To each construct corresponds a list of the validation of all clones associated with that construct, from the best-scoring to the least-scoring.

write_identification_report(target_file=None, relative_tolerance=0.05, min_band_cutoff=None, max_band_cutoff=None)[source]

Plot a Graphic report of the gel validation.

The report displays the patterns, with green and red backgrounds depending on whether they passed the validation test.

Parameters:
  • target_file – File object or file path where to save the figure. If provided, the function returns none, else the function returns the axes array of the final figure.

  • relative_tolerance – Relative error tolerated on each band for the ovserved patterns to be considered similar to the expected patterns.

  • min_band_cutoff – Bands with a size below this value will not be considered.

  • max_band_cutoff – Bands with a size above this value will not be considered.

Ladder

class bandwitch.Ladder.Ladder(bands, name=None, infos=None)[source]

Class to represent gel ladders.

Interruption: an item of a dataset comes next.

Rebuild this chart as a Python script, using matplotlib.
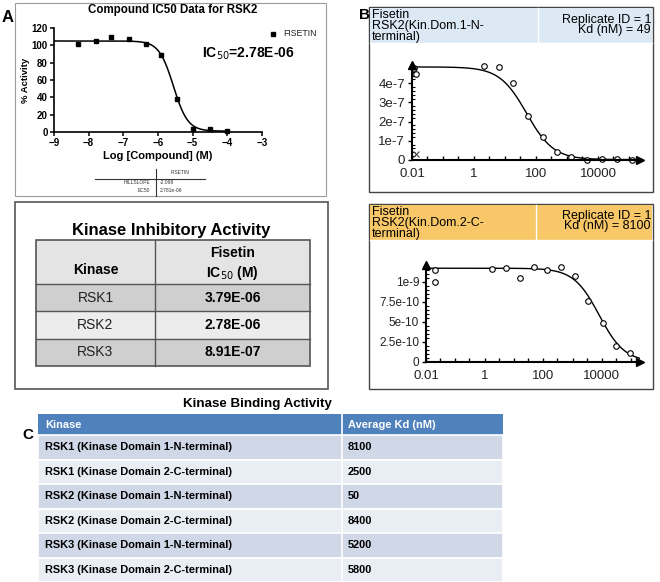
import numpy as np
import matplotlib
matplotlib.use("Agg")
import matplotlib.pyplot as plt
from matplotlib.patches import Rectangle
from matplotlib.ticker import FixedLocator, MultipleLocator, LogLocator, NullFormatter

W, H = 660, 582

# ---- panel A: RSK2 IC50 assay
a_logconc = [-8.3, -7.8, -7.35, -6.85, -6.35, -5.9, -5.45, -5.0, -4.5, -4.0]
a_activity = [102, 105, 110, 107, 102, 89, 38, 4, 3, 1]
a_top, a_bottom = 105, 1
a_hillslope = -2.098
a_ec50 = 2.781e-06

# ---- kinase inhibitory activity table
inh_kinase = ["RSK1", "RSK2", "RSK3"]
inh_ic50 = ["3.79E-06", "2.78E-06", "8.91E-07"]

# ---- panel B: binding curves (conc in nM)
b1_conc = [0.012, 0.013, 2.1, 6.3, 18, 55, 170, 480, 1350, 4400, 13000, 40000, 125000]
b1_signal = [4.78e-7, 4.5e-7, 4.88e-7, 4.85e-7, 4.0e-7, 2.3e-7, 1.2e-7, 0.43e-7,
             0.14e-7, 0.02e-7, 0.03e-7, 0.03e-7, 0.02e-7]
b1_outlier_conc, b1_outlier_signal = [0.013], [0.3e-7]
b1_top, b1_bottom, b1_kd = 4.85e-7, 0.02e-7, 49

b2_conc = [0.02, 0.02, 1.8, 5.4, 16, 49, 138, 400, 1200, 3470, 10700, 30000, 91000]
b2_signal = [1.15e-9, 1.0e-9, 1.16e-9, 1.17e-9, 1.05e-9, 1.18e-9, 1.15e-9, 1.18e-9,
             1.075e-9, 0.76e-9, 0.49e-9, 0.2e-9, 0.11e-9]
b2_top, b2_bottom, b2_kd = 1.17e-9, 0.0, 8100

# ---- kinase binding table
bind_kinase = ["RSK1 (Kinase Domain 1-N-terminal)", "RSK1 (Kinase Domain 2-C-terminal)",
               "RSK2 (Kinase Domain 1-N-terminal)", "RSK2 (Kinase Domain 2-C-terminal)",
               "RSK3 (Kinase Domain 1-N-terminal)", "RSK3 (Kinase Domain 2-C-terminal)"]
bind_kd = ["8100", "2500", "50", "8400", "5200", "5800"]

plt.rcParams['font.family'] = ['Liberation Sans', 'DejaVu Sans']
NARROW = ['Liberation Sans Narrow', 'Liberation Sans']

fig = plt.figure(figsize=(W / 100, H / 100), dpi=100)
bg = fig.add_axes([0, 0, 1, 1])
bg.set_xlim(0, W)
bg.set_ylim(H, 0)
bg.axis('off')


def px_axes(x0, y0, x1, y1):
    ax = fig.add_axes([x0 / W, 1 - y1 / H, (x1 - x0) / W, (y1 - y0) / H])
    ax.set_facecolor('none')
    return ax


def box(x0, y0, x1, y1, **kw):
    bg.add_patch(Rectangle((x0, y0), x1 - x0, y1 - y0, **kw))


# ================= Panel A =================
box(15, 3, 326, 196, fill=False, ec='#9a9a9a', lw=0.8)
bg.text(8, 17, "A", fontsize=12, fontweight='bold', ha='center', va='center')
bg.text(173, 10, "Compound IC50 Data for RSK2", fontsize=8.3, fontweight='bold',
        ha='center', va='center')

axA = px_axes(54, 28, 262, 132)
xs = np.linspace(-9, -4, 300)
fit = a_bottom + (a_top - a_bottom) / (1 + 10 ** ((np.log10(a_ec50) - xs) * a_hillslope))
axA.plot(xs, fit, color='k', lw=1.1)
axA.plot(a_logconc, a_activity, 's', color='k', ms=3.5, clip_on=False)
axA.set_xlim(-9, -3)
axA.set_ylim(0, 120)
axA.set_xticks(range(-9, -2))
axA.set_yticks(range(0, 121, 20))
for s in ['top', 'right']:
    axA.spines[s].set_visible(False)
for s in ['left', 'bottom']:
    axA.spines[s].set_linewidth(1.2)
axA.tick_params(length=3, width=1.1, pad=1.5, labelsize=7)
for lab in axA.get_xticklabels() + axA.get_yticklabels():
    lab.set_fontweight('bold')
axA.set_xlabel("Log [Compound] (M)", fontsize=8, fontweight='bold', labelpad=2)
axA.set_ylabel("% Activity", fontsize=6.8, fontweight='bold', labelpad=1)

bg.plot([273], [34], 's', color='k', ms=3.5)
bg.text(283, 34, "FISETIN", fontsize=6.3, va='center', color='#222')
bg.text(202, 54, "IC$_{50}$=2.78E-06", fontsize=10, fontweight='bold', va='center',
        family=NARROW, math_fontfamily='custom')

# tiny results table
bg.plot([95, 205], [179, 179], color='#333', lw=0.8)
bg.plot([156, 156], [169, 196], color='#333', lw=0.8)
bg.text(180, 173, "FISETIN", fontsize=3.6, ha='center', va='center', color='#333')
bg.text(150, 183, "HILLSLOPE", fontsize=3.6, ha='right', va='center', color='#333')
bg.text(160, 183, "%.3f" % a_hillslope, fontsize=3.6, ha='left', va='center', color='#333')
bg.text(150, 191, "EC50", fontsize=3.6, ha='right', va='center', color='#333')
bg.text(160, 191, "%.3e" % a_ec50, fontsize=3.6, ha='left', va='center', color='#333')

# ================= Kinase inhibitory activity =================
box(15, 202, 328, 389, fill=False, ec='#555', lw=1.2)
bg.text(171, 230, "Kinase Inhibitory Activity", fontsize=12, fontweight='bold',
        ha='center', va='center', family=NARROW)
tx0, tdiv, tx1 = 36, 155, 310
hy0, hy1 = 240, 284
row_h = 27.3
box(tx0, hy0, tx1, hy1, fc='#e4e4e4', ec='none')
row_colors = ['#cfcfcf', '#ececec']
for i, (k, v) in enumerate(zip(inh_kinase, inh_ic50)):
    y0 = hy1 + i * row_h
    box(tx0, y0, tx1, y0 + row_h, fc=row_colors[i % 2], ec='none')
    bg.plot([tx0, tx1], [y0, y0], color='#555', lw=1)
    bg.text((tx0 + tdiv) / 2, y0 + row_h / 2, k, fontsize=10, ha='center', va='center',
            color='#222')
    bg.text((tdiv + tx1) / 2, y0 + row_h / 2, v, fontsize=10, fontweight='bold',
            ha='center', va='center')
ty_end = hy1 + len(inh_kinase) * row_h
box(tx0, hy0, tx1, ty_end, fill=False, ec='#555', lw=1.2)
bg.plot([tdiv, tdiv], [hy0, ty_end], color='#555', lw=1)
bg.text((tx0 + tdiv) / 2, 270, "Kinase", fontsize=10, fontweight='bold', ha='center', va='center')
bg.text((tdiv + tx1) / 2, 253, "Fisetin", fontsize=10, fontweight='bold', ha='center', va='center')
bg.text((tdiv + tx1) / 2, 273, "IC$_{50}$ (M)", fontsize=10, fontweight='bold', ha='center',
        va='center')


# ================= Panel B =================
def binding_panel(y0, y1, band_color, div_x, left_txt, right_txt, right_y, right_ls):
    box(369, y0, 653, y1, fill=False, ec='#444', lw=1.0)
    box(370, y0 + 1, 652, y0 + 36, fc=band_color, ec='none')
    bg.plot([div_x, div_x], [y0 + 1, y0 + 36], color='white', lw=1)
    bg.plot([370, 652], [y0 + 36, y0 + 36], color='white', lw=1)
    bg.text(372, y0 + 2, left_txt, fontsize=9, va='top', ha='left', linespacing=0.9)
    bg.text(651, right_y, right_txt, fontsize=9, va='center', ha='right',
            multialignment='right', linespacing=right_ls)


def style_binding_axes(ax, yticks, ylabels, yminor, xmax, ysize):
    ax.set_xscale('log')
    ax.set_xlim(0.01, xmax)
    for s in ['top', 'right']:
        ax.spines[s].set_visible(False)
    for s in ['left', 'bottom']:
        ax.spines[s].set_linewidth(1.5)
    ax.xaxis.set_major_locator(FixedLocator([10.0 ** k for k in range(-2, 6)]))
    ax.xaxis.set_major_formatter(plt.FuncFormatter(
        lambda v, p: {0.01: "0.01", 1: "1", 100: "100", 10000: "10000"}.get(round(v, 2), "")))
    ax.xaxis.set_minor_locator(LogLocator(base=10, subs=(3.0,), numticks=20))
    ax.xaxis.set_minor_formatter(NullFormatter())
    ax.set_yticks(yticks)
    ax.set_yticklabels(ylabels)
    ax.yaxis.set_minor_locator(MultipleLocator(yminor))
    ax.tick_params(axis='x', which='both', direction='in', length=3, width=1, pad=6,
                   labelsize=9.5, labelcolor='#222')
    ax.tick_params(axis='y', which='major', direction='out', length=3, width=1, pad=2,
                   labelsize=ysize, labelcolor='#222')
    ax.tick_params(axis='y', which='minor', direction='in', length=2.5, width=0.8)
    ax.plot([1], [0], '>', color='k', ms=6, transform=ax.transAxes, clip_on=False)
    ax.plot([0], [1], '^', color='k', ms=6, transform=ax.transAxes, clip_on=False)


bg.text(364, 15, "B", fontsize=11, fontweight='bold', ha='center', va='center')
binding_panel(7, 192, '#dce9f5', 538, "Fisetin\nRSK2(Kin.Dom.1-N-\nterminal)",
              "Replicate ID = 1\nKd (nM) = %d" % b1_kd, 25, 0.85)
axB1 = px_axes(412, 65, 640, 160)
cx = np.logspace(-2, np.log10(2.2e5), 300)
axB1.plot(cx, b1_bottom + (b1_top - b1_bottom) / (1 + cx / b1_kd), color='k', lw=1)
axB1.plot(b1_conc, b1_signal, 'o', mfc='white', mec='k', ms=4, mew=0.8, clip_on=False)
axB1.plot(b1_outlier_conc, b1_outlier_signal, 'x', color='#444', ms=4, mew=0.8, clip_on=False)
axB1.set_ylim(0, 4.95e-7)
style_binding_axes(axB1, [0, 1e-7, 2e-7, 3e-7, 4e-7], ["0", "1e-7", "2e-7", "3e-7", "4e-7"],
                   2e-8, 2.2e5, 9.5)

binding_panel(204, 389, '#f8c767', 536, "Fisetin\nRSK2(Kin.Dom.2-C-\nterminal)",
              "Replicate ID = 1\nKd (nM) = %d" % b2_kd, 221, 0.72)
axB2 = px_axes(426, 265, 640, 362)
cx2 = np.logspace(-2, np.log10(2e5), 300)
axB2.plot(cx2, b2_bottom + (b2_top - b2_bottom) / (1 + cx2 / b2_kd), color='k', lw=1)
axB2.plot(b2_conc, b2_signal, 'o', mfc='white', mec='k', ms=4, mew=0.8, clip_on=False)
axB2.set_ylim(0, 1.21e-9)
style_binding_axes(axB2, [0, 2.5e-10, 5e-10, 7.5e-10, 1e-9],
                   ["0", "2.5e-10", "5e-10", "7.5e-10", "1e-9"], 5e-11, 2e5, 8.5)

# ================= Panel C =================
bg.text(257, 404, "Kinase Binding Activity", fontsize=9.6, fontweight='bold',
        ha='center', va='center', family=NARROW)
bg.text(28, 435, "C", fontsize=11, fontweight='bold', ha='center', va='center')
cx0, cdiv, cx1 = 38, 342, 503
ch0, ch1 = 414, 435
crow = 24.5
box(cx0, ch0, cx1, ch1, fc='#4f81bd', ec='none')
bg.text(45, (ch0 + ch1) / 2, "Kinase", fontsize=7.9, fontweight='bold', color='white',
        va='center', family=NARROW)
bg.text(348, (ch0 + ch1) / 2, "Average Kd (nM)", fontsize=7.9, fontweight='bold', color='white',
        va='center', family=NARROW)
c_colors = ['#d0d8e8', '#e9edf4']
for i, (k, v) in enumerate(zip(bind_kinase, bind_kd)):
    y0 = ch1 + i * crow
    box(cx0, y0, cx1, y0 + crow, fc=c_colors[i % 2], ec='white', lw=1.2)
    bg.text(45, y0 + crow / 2, k, fontsize=7.9, fontweight='bold', va='center', family=NARROW)
    bg.text(348, y0 + crow / 2, v, fontsize=7.9, fontweight='bold', va='center', family=NARROW)
bg.plot([cdiv, cdiv], [ch0, ch1 + len(bind_kinase) * crow], color='white', lw=1.2)

fig.savefig("out.png", dpi=100)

These ladders serve as a scale for plotting any other gel simulation.

Parameters:

bands – A dictionary of the form {dna_size: migration distance}.

dna_size_to_migration(dna_sizes)[source]

Return the migration distances for the given DNA sizes.

Bands Predictions

        graph TD
  pcomp[_compute_digestion_bands] --> pr[predict_digestion_bands]
  pcomp --> pds[predict_sequences_digestions]
    

Module for digestion pattern prediction.

bandwitch.bands_predictions.compute_sequence_digestions_migrations(sequences_digestions, ladder)[source]

Add a ‘migration’ field to the data in sequences_digestions.

sequences_digestions is a dict {seq: digestions_data} where digestions_data is a result of predict_sequence_digestions, ladder is a Ladder object.

bandwitch.bands_predictions.predict_digestion_bands(sequence, enzymes, linear=True, partial_cutters=())[source]

Return the band sizes from digestion by all enzymes at once.

Returns a list of bands sizes sorted from smallest to largest.

Parameters:
  • sequence – Sequence to be digested. Either a string (“ATGC…”) or a Biopython Seq.

  • enzymes – list of all enzymes placed at the same time in the digestion mix e.g. [“EcoRI”, “BamHI”].

  • linear – True if the DNA fragment is linearized, False if it is circular.

  • partial_cutters – List of enzymes that are tired or inhibited would randomly miss some sites, thus creating extra bands in the final digest.

bandwitch.bands_predictions.predict_sequence_digestions(sequence, enzymes, linear=True, max_enzymes_per_digestion=1)[source]

Return a dict giving bands sizes pattern for all possible digestions.

The digestions, double-digestions, etc. are listed and for each the sequence band sizes are computed.

The result if of the form {digestion: {'cuts': [], 'bands': []}} Where digestion is a tuple of enzyme names e.g. ('EcoRI', 'XbaI'), ‘cuts’ is a list of cuts locations, ‘bands’ is a list of bands sizes.

Parameters:
  • sequence – The sequence to be digested.

  • enzymes – List of all enzymes to be considered.

  • max_enzymes_per_digestion – Maximum number of enzymes allowed in one digestion.

  • bands_to_migration – Function associating a migration distance to a band size. If provided, each digestion will have a 'migration' field (list of migration distances) in addition to ‘cuts’ and ‘bands’.